(Data records)
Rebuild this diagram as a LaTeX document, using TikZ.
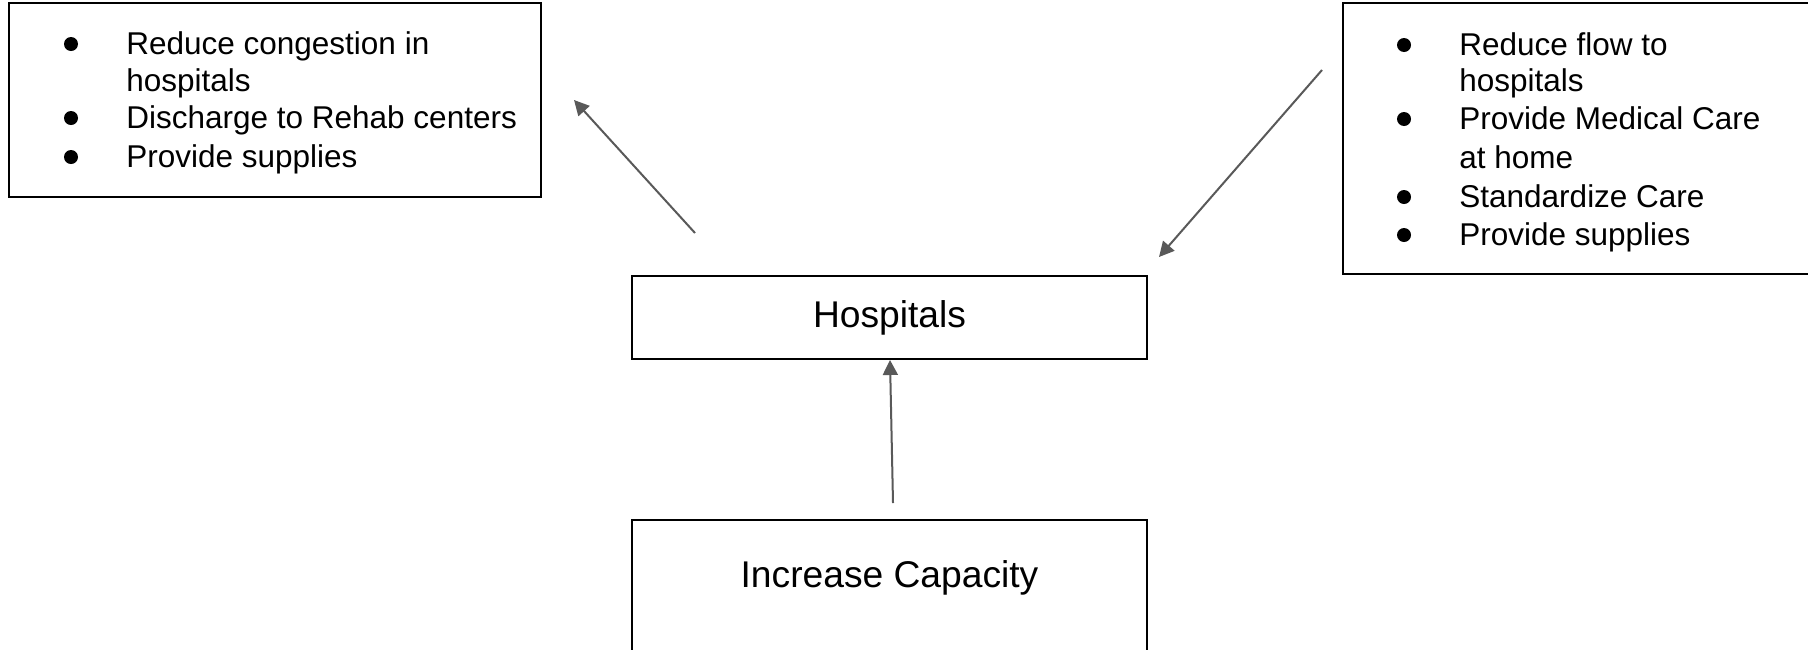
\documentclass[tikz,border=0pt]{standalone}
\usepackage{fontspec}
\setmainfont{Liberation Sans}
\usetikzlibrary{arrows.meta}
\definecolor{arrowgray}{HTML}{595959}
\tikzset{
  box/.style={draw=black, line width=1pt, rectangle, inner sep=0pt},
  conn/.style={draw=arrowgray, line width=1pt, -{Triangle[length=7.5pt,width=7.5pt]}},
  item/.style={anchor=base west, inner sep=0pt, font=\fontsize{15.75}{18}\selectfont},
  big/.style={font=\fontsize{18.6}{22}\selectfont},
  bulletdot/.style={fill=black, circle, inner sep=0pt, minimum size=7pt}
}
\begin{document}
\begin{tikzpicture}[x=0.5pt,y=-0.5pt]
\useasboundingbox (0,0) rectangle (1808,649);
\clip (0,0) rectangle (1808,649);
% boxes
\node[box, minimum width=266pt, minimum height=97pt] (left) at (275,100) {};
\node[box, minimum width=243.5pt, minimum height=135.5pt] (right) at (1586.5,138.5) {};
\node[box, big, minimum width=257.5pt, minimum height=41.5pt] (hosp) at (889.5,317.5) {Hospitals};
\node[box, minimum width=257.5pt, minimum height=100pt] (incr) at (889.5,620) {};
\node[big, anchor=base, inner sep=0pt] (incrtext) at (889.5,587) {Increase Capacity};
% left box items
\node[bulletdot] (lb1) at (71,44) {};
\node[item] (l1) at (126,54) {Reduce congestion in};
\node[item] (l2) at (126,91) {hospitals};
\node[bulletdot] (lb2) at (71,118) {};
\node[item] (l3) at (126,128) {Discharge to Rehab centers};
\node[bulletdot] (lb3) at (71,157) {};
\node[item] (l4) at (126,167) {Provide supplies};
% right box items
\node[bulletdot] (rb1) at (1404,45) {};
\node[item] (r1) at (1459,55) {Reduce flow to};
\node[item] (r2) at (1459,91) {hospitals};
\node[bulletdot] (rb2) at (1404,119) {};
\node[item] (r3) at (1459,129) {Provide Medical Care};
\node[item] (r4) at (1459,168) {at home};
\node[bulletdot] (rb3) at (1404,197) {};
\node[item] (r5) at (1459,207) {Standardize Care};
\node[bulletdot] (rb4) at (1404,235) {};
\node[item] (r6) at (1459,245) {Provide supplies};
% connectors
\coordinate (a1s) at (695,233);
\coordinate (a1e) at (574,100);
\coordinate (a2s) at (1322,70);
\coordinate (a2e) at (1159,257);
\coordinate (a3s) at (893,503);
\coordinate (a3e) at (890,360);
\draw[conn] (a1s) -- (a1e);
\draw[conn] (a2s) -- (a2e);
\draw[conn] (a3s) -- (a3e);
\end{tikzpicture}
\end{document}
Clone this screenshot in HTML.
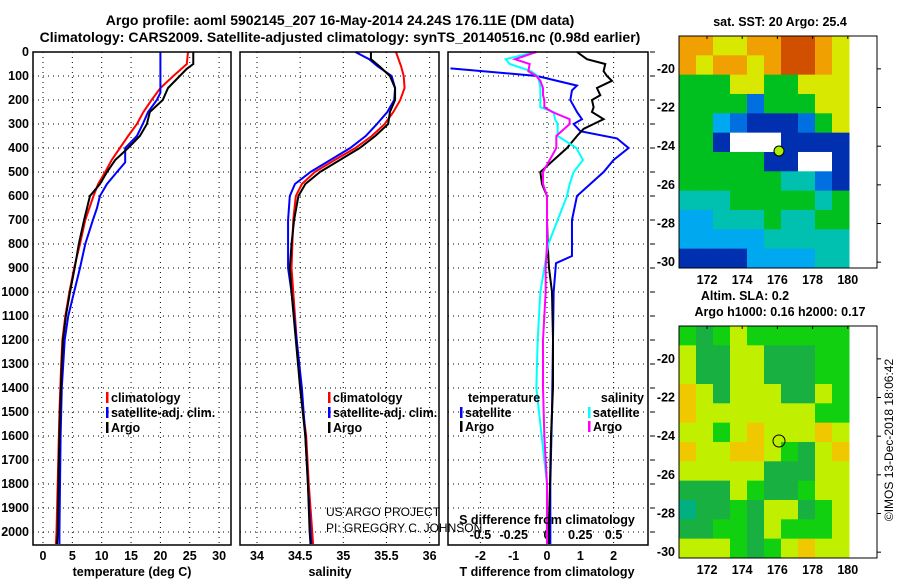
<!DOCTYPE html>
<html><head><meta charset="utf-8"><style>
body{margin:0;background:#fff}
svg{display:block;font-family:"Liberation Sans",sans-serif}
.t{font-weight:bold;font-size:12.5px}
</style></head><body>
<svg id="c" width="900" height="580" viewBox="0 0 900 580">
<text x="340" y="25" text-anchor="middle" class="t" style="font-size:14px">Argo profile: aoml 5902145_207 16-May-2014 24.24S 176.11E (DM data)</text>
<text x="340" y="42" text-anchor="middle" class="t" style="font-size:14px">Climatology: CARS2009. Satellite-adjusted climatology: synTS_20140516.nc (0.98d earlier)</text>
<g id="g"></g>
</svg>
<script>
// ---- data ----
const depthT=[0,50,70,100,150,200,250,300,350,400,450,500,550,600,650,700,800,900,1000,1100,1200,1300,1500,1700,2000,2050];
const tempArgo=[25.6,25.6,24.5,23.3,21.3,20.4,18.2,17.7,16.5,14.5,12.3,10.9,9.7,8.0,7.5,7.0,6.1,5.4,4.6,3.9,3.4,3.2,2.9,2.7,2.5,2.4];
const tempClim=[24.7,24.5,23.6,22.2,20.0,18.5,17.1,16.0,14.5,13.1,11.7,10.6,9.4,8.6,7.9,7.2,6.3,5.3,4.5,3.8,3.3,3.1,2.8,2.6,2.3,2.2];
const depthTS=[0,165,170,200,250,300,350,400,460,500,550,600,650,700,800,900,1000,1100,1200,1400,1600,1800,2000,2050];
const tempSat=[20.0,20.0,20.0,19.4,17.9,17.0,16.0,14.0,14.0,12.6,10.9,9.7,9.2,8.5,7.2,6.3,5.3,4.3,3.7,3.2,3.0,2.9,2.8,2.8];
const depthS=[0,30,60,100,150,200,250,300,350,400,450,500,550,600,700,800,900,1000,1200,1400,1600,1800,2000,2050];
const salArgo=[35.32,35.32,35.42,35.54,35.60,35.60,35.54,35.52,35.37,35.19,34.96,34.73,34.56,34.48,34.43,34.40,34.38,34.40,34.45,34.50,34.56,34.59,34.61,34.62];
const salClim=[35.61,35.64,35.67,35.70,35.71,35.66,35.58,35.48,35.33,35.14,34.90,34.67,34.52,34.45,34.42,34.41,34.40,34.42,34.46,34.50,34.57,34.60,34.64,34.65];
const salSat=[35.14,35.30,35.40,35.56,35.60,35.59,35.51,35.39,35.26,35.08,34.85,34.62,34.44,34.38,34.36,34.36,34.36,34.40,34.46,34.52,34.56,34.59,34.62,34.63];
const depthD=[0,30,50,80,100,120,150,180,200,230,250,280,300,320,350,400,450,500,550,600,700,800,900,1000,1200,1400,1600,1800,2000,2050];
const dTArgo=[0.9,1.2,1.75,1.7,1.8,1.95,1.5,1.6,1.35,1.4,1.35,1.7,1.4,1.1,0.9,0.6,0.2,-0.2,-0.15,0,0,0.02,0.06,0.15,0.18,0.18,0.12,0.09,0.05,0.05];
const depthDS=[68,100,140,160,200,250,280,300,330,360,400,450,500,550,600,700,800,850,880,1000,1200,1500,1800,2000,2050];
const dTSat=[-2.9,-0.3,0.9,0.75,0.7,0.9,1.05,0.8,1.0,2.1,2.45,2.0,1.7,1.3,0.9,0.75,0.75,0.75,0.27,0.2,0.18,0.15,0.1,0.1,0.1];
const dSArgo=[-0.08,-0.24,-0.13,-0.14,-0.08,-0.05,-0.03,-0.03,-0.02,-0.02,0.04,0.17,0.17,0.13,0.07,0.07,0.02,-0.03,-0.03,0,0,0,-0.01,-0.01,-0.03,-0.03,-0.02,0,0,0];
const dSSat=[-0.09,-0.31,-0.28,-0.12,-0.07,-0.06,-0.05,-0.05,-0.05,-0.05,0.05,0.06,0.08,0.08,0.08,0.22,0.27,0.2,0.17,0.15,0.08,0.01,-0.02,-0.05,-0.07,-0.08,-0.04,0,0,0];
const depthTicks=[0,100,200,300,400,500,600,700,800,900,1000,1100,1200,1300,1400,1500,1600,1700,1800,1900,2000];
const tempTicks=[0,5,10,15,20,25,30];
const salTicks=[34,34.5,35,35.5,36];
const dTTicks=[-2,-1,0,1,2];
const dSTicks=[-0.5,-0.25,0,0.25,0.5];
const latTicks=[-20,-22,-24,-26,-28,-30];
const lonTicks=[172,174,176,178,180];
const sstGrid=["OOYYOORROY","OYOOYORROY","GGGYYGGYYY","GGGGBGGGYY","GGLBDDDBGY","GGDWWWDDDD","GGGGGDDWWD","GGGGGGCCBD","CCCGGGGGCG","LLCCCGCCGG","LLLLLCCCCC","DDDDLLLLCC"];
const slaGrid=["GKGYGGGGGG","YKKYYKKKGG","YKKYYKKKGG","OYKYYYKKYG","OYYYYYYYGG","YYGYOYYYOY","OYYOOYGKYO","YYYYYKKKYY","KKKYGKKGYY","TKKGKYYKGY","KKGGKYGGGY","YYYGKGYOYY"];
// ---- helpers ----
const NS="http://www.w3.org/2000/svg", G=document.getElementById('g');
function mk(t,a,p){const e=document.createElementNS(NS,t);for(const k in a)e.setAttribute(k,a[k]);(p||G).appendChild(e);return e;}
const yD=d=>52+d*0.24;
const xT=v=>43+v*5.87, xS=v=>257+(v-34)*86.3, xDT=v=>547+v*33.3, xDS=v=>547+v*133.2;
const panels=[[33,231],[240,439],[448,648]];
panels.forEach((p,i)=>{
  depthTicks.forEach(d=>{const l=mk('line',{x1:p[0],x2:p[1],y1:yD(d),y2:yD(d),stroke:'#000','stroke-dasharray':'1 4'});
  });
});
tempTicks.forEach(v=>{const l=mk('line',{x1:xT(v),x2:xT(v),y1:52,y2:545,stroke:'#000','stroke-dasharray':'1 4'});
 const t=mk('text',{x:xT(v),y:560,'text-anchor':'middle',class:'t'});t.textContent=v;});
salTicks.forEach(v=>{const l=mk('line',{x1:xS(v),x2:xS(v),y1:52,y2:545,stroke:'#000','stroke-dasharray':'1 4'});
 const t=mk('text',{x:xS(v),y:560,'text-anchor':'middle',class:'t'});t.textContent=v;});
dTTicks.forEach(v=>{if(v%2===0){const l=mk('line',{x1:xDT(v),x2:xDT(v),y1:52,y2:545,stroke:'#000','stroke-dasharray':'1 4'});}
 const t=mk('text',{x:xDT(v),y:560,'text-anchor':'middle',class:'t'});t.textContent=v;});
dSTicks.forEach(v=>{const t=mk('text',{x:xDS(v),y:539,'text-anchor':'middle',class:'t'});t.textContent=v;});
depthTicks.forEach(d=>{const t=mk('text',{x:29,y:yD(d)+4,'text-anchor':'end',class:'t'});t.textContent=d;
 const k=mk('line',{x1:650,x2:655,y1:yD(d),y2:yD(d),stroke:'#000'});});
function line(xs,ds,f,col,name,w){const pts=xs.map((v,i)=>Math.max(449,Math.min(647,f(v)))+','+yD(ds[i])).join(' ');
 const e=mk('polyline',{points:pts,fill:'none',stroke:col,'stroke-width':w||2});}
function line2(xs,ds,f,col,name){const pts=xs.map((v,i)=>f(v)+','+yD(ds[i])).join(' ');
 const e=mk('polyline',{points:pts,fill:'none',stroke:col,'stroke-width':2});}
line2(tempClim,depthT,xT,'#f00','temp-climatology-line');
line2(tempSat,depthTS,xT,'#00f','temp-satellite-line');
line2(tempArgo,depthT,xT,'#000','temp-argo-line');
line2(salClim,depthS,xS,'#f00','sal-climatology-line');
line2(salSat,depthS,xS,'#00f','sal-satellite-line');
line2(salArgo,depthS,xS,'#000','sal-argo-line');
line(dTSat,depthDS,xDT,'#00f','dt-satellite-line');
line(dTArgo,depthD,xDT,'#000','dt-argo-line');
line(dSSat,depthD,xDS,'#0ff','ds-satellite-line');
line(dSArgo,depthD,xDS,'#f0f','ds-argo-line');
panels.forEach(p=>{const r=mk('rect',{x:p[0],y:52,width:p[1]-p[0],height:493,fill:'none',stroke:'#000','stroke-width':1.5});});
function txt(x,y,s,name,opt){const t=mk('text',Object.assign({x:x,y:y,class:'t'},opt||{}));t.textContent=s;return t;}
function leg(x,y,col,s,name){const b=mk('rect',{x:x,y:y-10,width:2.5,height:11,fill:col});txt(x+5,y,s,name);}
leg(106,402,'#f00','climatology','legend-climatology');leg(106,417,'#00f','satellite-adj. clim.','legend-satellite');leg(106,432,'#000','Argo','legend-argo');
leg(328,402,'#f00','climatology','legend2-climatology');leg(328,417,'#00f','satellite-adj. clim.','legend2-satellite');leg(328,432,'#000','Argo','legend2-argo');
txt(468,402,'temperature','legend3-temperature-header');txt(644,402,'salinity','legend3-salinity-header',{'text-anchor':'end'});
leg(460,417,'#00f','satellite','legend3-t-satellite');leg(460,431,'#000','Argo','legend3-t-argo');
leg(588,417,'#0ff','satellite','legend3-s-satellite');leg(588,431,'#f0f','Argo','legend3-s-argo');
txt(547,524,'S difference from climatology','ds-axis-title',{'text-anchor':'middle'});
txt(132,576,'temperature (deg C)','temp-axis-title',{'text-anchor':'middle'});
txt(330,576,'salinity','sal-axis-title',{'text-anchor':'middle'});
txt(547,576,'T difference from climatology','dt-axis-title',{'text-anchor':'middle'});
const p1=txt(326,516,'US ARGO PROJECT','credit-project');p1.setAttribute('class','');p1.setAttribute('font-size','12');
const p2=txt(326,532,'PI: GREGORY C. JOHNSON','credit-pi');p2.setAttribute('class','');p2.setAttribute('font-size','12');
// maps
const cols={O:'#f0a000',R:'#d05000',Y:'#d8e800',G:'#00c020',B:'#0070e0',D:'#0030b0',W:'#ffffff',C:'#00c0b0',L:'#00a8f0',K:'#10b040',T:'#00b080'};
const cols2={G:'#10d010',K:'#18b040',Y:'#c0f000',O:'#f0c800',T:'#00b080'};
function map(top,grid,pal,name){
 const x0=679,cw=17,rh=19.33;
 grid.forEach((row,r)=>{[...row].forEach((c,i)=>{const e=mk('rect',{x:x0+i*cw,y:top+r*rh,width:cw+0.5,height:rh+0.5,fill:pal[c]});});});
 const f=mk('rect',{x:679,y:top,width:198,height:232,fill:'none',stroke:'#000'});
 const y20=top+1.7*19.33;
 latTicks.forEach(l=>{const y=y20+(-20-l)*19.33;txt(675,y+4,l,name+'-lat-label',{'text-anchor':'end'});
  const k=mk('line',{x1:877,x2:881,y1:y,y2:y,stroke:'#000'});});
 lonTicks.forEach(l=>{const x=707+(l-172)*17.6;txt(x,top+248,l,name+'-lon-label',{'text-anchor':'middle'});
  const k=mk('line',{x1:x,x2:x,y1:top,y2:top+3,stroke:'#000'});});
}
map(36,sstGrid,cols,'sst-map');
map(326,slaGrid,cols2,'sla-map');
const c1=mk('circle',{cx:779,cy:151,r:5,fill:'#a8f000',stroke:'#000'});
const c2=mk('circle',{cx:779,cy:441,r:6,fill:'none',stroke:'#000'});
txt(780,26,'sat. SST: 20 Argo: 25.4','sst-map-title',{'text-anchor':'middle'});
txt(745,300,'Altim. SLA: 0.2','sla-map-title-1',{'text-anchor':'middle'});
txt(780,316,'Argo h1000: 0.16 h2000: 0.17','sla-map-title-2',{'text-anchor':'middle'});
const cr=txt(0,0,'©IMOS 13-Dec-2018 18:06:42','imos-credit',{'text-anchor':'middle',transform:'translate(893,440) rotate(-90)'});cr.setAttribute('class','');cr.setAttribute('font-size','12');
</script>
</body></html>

(Task requirements):
Note every line above where the string "this" shows up, and copy those lines.

(Worked answer):
Rebuild this diagram as a LaTeX document, using TikZ.
Clone this screenshot in HTML.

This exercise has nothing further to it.